Lifeguard teaches inner-city youth to swim from crime
Lifeguard Everton Brown has always dreamed about forming a swim club for inner-city youths and a decade ago he was well on his way to achieving his dream. But then the West Kingston incursion occurred.
The stand-off, which ended with the deaths of more than 70 residents of West Kingston in 2010, also shattered a swim programme Brown had started with students of Denham Town High School, located in the heart of West Kingston.
Despite his best efforts, Brown said that he has failed to reignite the club’s momentum.
“Working with the inner-city youths gives me joy, and because of that I always wanted to start a club for them. We actually started but, since the incursion, it just broke down. Some persons just can’t be found and we just haven’t [got] back there,” said Brown, a resident of Whitfield Town, Kingston.
“I have always wanted to change lives and let them (inner-city) youths know that there is better out there … Swimming is not just a recreational activity, it is a way to develop life skills, and you can earn from it,” added Brown, who heads an inner-city lifeguard training programme being sponsored by the Jamaica Social Investment Fund (JSIF).
Mona Sue-Ho, JSIF social development manager, said that the lifeguard programme was designed and funded by JSIF at more than $20 million. More than 100 at-risk, inner-city youths are being targeted for the programme which started in October and ends in February next year.
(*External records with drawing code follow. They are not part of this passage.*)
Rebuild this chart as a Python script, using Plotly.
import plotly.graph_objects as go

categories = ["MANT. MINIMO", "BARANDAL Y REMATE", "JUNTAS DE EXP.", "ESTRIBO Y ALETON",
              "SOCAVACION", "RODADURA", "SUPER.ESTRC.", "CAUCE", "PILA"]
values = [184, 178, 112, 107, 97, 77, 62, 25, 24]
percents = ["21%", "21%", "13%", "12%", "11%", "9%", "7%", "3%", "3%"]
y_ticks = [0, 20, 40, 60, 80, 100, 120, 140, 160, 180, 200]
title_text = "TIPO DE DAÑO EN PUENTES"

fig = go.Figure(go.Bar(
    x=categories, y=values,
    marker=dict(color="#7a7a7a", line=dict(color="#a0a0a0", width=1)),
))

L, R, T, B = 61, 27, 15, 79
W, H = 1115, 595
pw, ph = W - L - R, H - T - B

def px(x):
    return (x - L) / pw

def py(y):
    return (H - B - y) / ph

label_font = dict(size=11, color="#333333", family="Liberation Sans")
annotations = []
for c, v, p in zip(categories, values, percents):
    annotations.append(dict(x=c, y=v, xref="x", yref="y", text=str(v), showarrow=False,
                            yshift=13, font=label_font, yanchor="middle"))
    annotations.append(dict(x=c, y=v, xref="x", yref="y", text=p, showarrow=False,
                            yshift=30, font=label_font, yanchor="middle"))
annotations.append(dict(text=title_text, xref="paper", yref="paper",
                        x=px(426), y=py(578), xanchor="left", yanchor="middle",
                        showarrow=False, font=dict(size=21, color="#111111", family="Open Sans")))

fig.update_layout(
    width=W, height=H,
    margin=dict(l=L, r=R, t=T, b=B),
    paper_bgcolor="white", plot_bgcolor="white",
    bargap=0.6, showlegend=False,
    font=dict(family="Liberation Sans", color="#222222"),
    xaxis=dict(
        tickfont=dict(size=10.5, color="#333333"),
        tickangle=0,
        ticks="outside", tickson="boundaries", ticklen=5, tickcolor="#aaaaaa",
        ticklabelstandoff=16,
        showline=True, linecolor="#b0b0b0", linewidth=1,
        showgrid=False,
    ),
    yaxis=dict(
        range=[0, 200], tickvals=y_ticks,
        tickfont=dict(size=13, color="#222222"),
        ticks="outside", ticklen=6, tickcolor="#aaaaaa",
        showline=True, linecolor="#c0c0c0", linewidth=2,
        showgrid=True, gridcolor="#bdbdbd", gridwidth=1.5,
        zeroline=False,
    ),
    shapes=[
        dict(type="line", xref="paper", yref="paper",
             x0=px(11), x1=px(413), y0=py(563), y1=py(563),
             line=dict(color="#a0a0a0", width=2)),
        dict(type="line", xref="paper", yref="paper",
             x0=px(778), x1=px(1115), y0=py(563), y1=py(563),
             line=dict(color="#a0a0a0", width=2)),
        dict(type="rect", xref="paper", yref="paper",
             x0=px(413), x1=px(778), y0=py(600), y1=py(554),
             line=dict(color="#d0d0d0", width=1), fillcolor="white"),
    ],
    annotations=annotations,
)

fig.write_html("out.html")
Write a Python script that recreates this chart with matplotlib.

“We have to explore alternative employment options, and the ‘blue economy’ offers significant opportunities for youth employment. So we wanted to ensure that we are making the best of those opportunities,” said Sue-Ho, who has been steering several social intervention initiatives in the Denham Town and Tivoli Gardens communities.
“We are working in very volatile and economically deprived communities and it is very much important for us to provide alternative sources for youths to generate a source of livelihood instead of being lured into criminal activities,” she continued, noting that transportation and meals for the volunteers are also paid for by the fund.
Five years ago, Brown lost his left leg to diabetes and describes it as an emotional period which he seldom speaks about.
His disability, however, took a back seat as he commanded the attention and respect, and instructed at least 30 inner-city youths about proper first-aid procedures last Saturday.
Discipline is fundamental to the programme, he explained, noting that in additional to fun and frolic, the youngsters are taught the importance of lifeguard duties, and are also offered a listening ear.
“Once you have God in your life and you put everything to Him, there is nothing in this world that can stop you from [persevering]. I know that when God comes I will be a perfect man again. I will have all my limbs,” he said.
Brown is assisted by lifeguard coaches Ishedo Wolfe and Mahalia Martin, who have also developed a special bond with some of the trainees.
Earlier this month, 24-year-old trainee Jhovanie Gordon, a resident of Tivoli Gardens, said that there is a great need for more social intervention in communities like his.
“Tivoli Gardens is not a bad place. It is just the people who give the area a bad name. But this programme has done a lot for me. It gets me out, let me experience people and places,” he said, adding that his lifeguard training will one day assist him in getting a job in the hotel sector or overseas.